#### Short exercise:
Each record below should be repeated precisely as written.

◆ ◆ ◆ ◆ ◆

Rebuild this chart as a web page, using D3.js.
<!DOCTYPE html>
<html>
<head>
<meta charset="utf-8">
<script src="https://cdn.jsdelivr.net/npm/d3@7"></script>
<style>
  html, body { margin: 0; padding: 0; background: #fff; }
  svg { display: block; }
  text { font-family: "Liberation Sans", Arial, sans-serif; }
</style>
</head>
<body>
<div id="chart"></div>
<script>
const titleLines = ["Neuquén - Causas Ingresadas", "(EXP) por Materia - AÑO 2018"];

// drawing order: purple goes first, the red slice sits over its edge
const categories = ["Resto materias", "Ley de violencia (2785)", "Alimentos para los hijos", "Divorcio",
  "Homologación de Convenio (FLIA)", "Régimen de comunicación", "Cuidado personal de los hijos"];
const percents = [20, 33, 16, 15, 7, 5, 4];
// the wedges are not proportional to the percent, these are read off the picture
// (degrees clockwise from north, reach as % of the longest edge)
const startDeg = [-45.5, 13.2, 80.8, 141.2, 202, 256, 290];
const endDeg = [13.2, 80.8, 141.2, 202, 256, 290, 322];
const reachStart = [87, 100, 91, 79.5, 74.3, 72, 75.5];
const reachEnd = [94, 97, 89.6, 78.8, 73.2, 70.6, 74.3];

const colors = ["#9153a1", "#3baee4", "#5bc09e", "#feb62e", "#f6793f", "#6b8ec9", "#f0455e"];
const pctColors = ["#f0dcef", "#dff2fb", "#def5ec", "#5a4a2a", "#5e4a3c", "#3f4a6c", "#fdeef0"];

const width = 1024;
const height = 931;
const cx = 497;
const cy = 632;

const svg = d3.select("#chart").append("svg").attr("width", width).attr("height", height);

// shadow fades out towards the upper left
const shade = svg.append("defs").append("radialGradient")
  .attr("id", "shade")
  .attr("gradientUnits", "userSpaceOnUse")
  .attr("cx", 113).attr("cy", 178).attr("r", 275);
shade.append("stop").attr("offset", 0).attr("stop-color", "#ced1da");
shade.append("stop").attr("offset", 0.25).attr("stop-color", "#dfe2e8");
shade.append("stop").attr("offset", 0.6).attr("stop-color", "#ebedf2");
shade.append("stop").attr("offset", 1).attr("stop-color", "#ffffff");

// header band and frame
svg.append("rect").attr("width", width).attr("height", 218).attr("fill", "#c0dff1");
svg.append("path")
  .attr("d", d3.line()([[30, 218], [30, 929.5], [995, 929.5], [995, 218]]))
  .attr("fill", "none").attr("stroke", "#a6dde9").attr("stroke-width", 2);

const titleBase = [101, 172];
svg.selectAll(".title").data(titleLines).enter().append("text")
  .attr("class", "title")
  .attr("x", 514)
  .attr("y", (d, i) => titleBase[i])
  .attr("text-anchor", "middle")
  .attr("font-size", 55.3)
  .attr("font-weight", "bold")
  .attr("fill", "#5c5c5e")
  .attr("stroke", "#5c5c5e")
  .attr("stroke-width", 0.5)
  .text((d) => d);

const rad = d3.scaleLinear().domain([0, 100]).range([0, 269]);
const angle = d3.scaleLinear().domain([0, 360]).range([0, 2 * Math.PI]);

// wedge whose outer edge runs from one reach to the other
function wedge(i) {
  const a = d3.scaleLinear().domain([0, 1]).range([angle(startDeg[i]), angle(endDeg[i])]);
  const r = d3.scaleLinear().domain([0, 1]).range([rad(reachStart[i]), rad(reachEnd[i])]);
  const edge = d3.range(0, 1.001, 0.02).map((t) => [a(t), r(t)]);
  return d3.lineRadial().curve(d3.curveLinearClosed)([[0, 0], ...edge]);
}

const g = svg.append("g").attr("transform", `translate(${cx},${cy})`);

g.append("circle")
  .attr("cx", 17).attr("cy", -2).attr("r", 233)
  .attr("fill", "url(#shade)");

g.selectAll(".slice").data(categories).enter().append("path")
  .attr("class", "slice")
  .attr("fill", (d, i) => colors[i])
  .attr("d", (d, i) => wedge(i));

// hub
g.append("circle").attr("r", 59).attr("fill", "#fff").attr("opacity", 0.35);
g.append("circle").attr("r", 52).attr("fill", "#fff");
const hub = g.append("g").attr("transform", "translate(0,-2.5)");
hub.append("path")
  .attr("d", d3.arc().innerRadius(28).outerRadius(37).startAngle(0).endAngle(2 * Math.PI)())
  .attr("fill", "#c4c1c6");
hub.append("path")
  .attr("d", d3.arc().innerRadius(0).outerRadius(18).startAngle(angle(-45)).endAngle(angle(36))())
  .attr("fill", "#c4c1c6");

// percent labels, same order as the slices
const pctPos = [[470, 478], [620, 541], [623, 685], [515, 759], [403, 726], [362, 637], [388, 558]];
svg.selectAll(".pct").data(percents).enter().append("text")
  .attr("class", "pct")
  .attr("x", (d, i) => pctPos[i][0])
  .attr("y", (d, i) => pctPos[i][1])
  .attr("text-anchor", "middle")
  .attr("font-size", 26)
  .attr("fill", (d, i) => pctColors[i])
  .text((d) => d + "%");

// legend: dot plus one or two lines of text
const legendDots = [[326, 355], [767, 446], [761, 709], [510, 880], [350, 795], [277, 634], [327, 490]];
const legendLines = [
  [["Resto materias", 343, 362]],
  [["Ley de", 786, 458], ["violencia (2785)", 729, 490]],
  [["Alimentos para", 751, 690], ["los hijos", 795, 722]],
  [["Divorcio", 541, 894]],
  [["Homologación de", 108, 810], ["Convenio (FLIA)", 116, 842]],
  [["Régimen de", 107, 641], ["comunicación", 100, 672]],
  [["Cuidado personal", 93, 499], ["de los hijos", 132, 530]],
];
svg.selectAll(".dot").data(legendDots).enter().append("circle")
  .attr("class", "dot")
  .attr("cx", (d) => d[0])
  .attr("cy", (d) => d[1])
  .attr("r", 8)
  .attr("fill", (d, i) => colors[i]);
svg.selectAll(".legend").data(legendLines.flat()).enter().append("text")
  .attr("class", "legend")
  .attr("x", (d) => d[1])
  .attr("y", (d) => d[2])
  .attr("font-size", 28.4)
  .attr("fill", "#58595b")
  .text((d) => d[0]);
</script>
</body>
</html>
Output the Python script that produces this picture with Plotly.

◆ ◆ ◆ ◆ ◆

#### Reply to the task:
Rebuild this chart as a web page, using D3.js.
<!DOCTYPE html>
<html>
<head>
<meta charset="utf-8">
<script src="https://cdn.jsdelivr.net/npm/d3@7"></script>
<style>
  html, body { margin: 0; padding: 0; background: #fff; }
  svg { display: block; }
  text { font-family: "Liberation Sans", Arial, sans-serif; }
</style>
</head>
<body>
<div id="chart"></div>
<script>
const titleLines = ["Neuquén - Causas Ingresadas", "(EXP) por Materia - AÑO 2018"];

// drawing order: purple goes first, the red slice sits over its edge
const categories = ["Resto materias", "Ley de violencia (2785)", "Alimentos para los hijos", "Divorcio",
  "Homologación de Convenio (FLIA)", "Régimen de comunicación", "Cuidado personal de los hijos"];
const percents = [20, 33, 16, 15, 7, 5, 4];
// the wedges are not proportional to the percent, these are read off the picture
// (degrees clockwise from north, reach as % of the longest edge)
const startDeg = [-45.5, 13.2, 80.8, 141.2, 202, 256, 290];
const endDeg = [13.2, 80.8, 141.2, 202, 256, 290, 322];
const reachStart = [87, 100, 91, 79.5, 74.3, 72, 75.5];
const reachEnd = [94, 97, 89.6, 78.8, 73.2, 70.6, 74.3];

const colors = ["#9153a1", "#3baee4", "#5bc09e", "#feb62e", "#f6793f", "#6b8ec9", "#f0455e"];
const pctColors = ["#f0dcef", "#dff2fb", "#def5ec", "#5a4a2a", "#5e4a3c", "#3f4a6c", "#fdeef0"];

const width = 1024;
const height = 931;
const cx = 497;
const cy = 632;

const svg = d3.select("#chart").append("svg").attr("width", width).attr("height", height);

// shadow fades out towards the upper left
const shade = svg.append("defs").append("radialGradient")
  .attr("id", "shade")
  .attr("gradientUnits", "userSpaceOnUse")
  .attr("cx", 113).attr("cy", 178).attr("r", 275);
shade.append("stop").attr("offset", 0).attr("stop-color", "#ced1da");
shade.append("stop").attr("offset", 0.25).attr("stop-color", "#dfe2e8");
shade.append("stop").attr("offset", 0.6).attr("stop-color", "#ebedf2");
shade.append("stop").attr("offset", 1).attr("stop-color", "#ffffff");

// header band and frame
svg.append("rect").attr("width", width).attr("height", 218).attr("fill", "#c0dff1");
svg.append("path")
  .attr("d", d3.line()([[30, 218], [30, 929.5], [995, 929.5], [995, 218]]))
  .attr("fill", "none").attr("stroke", "#a6dde9").attr("stroke-width", 2);

const titleBase = [101, 172];
svg.selectAll(".title").data(titleLines).enter().append("text")
  .attr("class", "title")
  .attr("x", 514)
  .attr("y", (d, i) => titleBase[i])
  .attr("text-anchor", "middle")
  .attr("font-size", 55.3)
  .attr("font-weight", "bold")
  .attr("fill", "#5c5c5e")
  .attr("stroke", "#5c5c5e")
  .attr("stroke-width", 0.5)
  .text((d) => d);

const rad = d3.scaleLinear().domain([0, 100]).range([0, 269]);
const angle = d3.scaleLinear().domain([0, 360]).range([0, 2 * Math.PI]);

// wedge whose outer edge runs from one reach to the other
function wedge(i) {
  const a = d3.scaleLinear().domain([0, 1]).range([angle(startDeg[i]), angle(endDeg[i])]);
  const r = d3.scaleLinear().domain([0, 1]).range([rad(reachStart[i]), rad(reachEnd[i])]);
  const edge = d3.range(0, 1.001, 0.02).map((t) => [a(t), r(t)]);
  return d3.lineRadial().curve(d3.curveLinearClosed)([[0, 0], ...edge]);
}

const g = svg.append("g").attr("transform", `translate(${cx},${cy})`);

g.append("circle")
  .attr("cx", 17).attr("cy", -2).attr("r", 233)
  .attr("fill", "url(#shade)");

g.selectAll(".slice").data(categories).enter().append("path")
  .attr("class", "slice")
  .attr("fill", (d, i) => colors[i])
  .attr("d", (d, i) => wedge(i));

// hub
g.append("circle").attr("r", 59).attr("fill", "#fff").attr("opacity", 0.35);
g.append("circle").attr("r", 52).attr("fill", "#fff");
const hub = g.append("g").attr("transform", "translate(0,-2.5)");
hub.append("path")
  .attr("d", d3.arc().innerRadius(28).outerRadius(37).startAngle(0).endAngle(2 * Math.PI)())
  .attr("fill", "#c4c1c6");
hub.append("path")
  .attr("d", d3.arc().innerRadius(0).outerRadius(18).startAngle(angle(-45)).endAngle(angle(36))())
  .attr("fill", "#c4c1c6");

// percent labels, same order as the slices
const pctPos = [[470, 478], [620, 541], [623, 685], [515, 759], [403, 726], [362, 637], [388, 558]];
svg.selectAll(".pct").data(percents).enter().append("text")
  .attr("class", "pct")
  .attr("x", (d, i) => pctPos[i][0])
  .attr("y", (d, i) => pctPos[i][1])
  .attr("text-anchor", "middle")
  .attr("font-size", 26)
  .attr("fill", (d, i) => pctColors[i])
  .text((d) => d + "%");

// legend: dot plus one or two lines of text
const legendDots = [[326, 355], [767, 446], [761, 709], [510, 880], [350, 795], [277, 634], [327, 490]];
const legendLines = [
  [["Resto materias", 343, 362]],
  [["Ley de", 786, 458], ["violencia (2785)", 729, 490]],
  [["Alimentos para", 751, 690], ["los hijos", 795, 722]],
  [["Divorcio", 541, 894]],
  [["Homologación de", 108, 810], ["Convenio (FLIA)", 116, 842]],
  [["Régimen de", 107, 641], ["comunicación", 100, 672]],
  [["Cuidado personal", 93, 499], ["de los hijos", 132, 530]],
];
svg.selectAll(".dot").data(legendDots).enter().append("circle")
  .attr("class", "dot")
  .attr("cx", (d) => d[0])
  .attr("cy", (d) => d[1])
  .attr("r", 8)
  .attr("fill", (d, i) => colors[i]);
svg.selectAll(".legend").data(legendLines.flat()).enter().append("text")
  .attr("class", "legend")
  .attr("x", (d) => d[1])
  .attr("y", (d) => d[2])
  .attr("font-size", 28.4)
  .attr("fill", "#58595b")
  .text((d) => d[0]);
</script>
</body>
</html>
Output the Python script that produces this picture with Plotly.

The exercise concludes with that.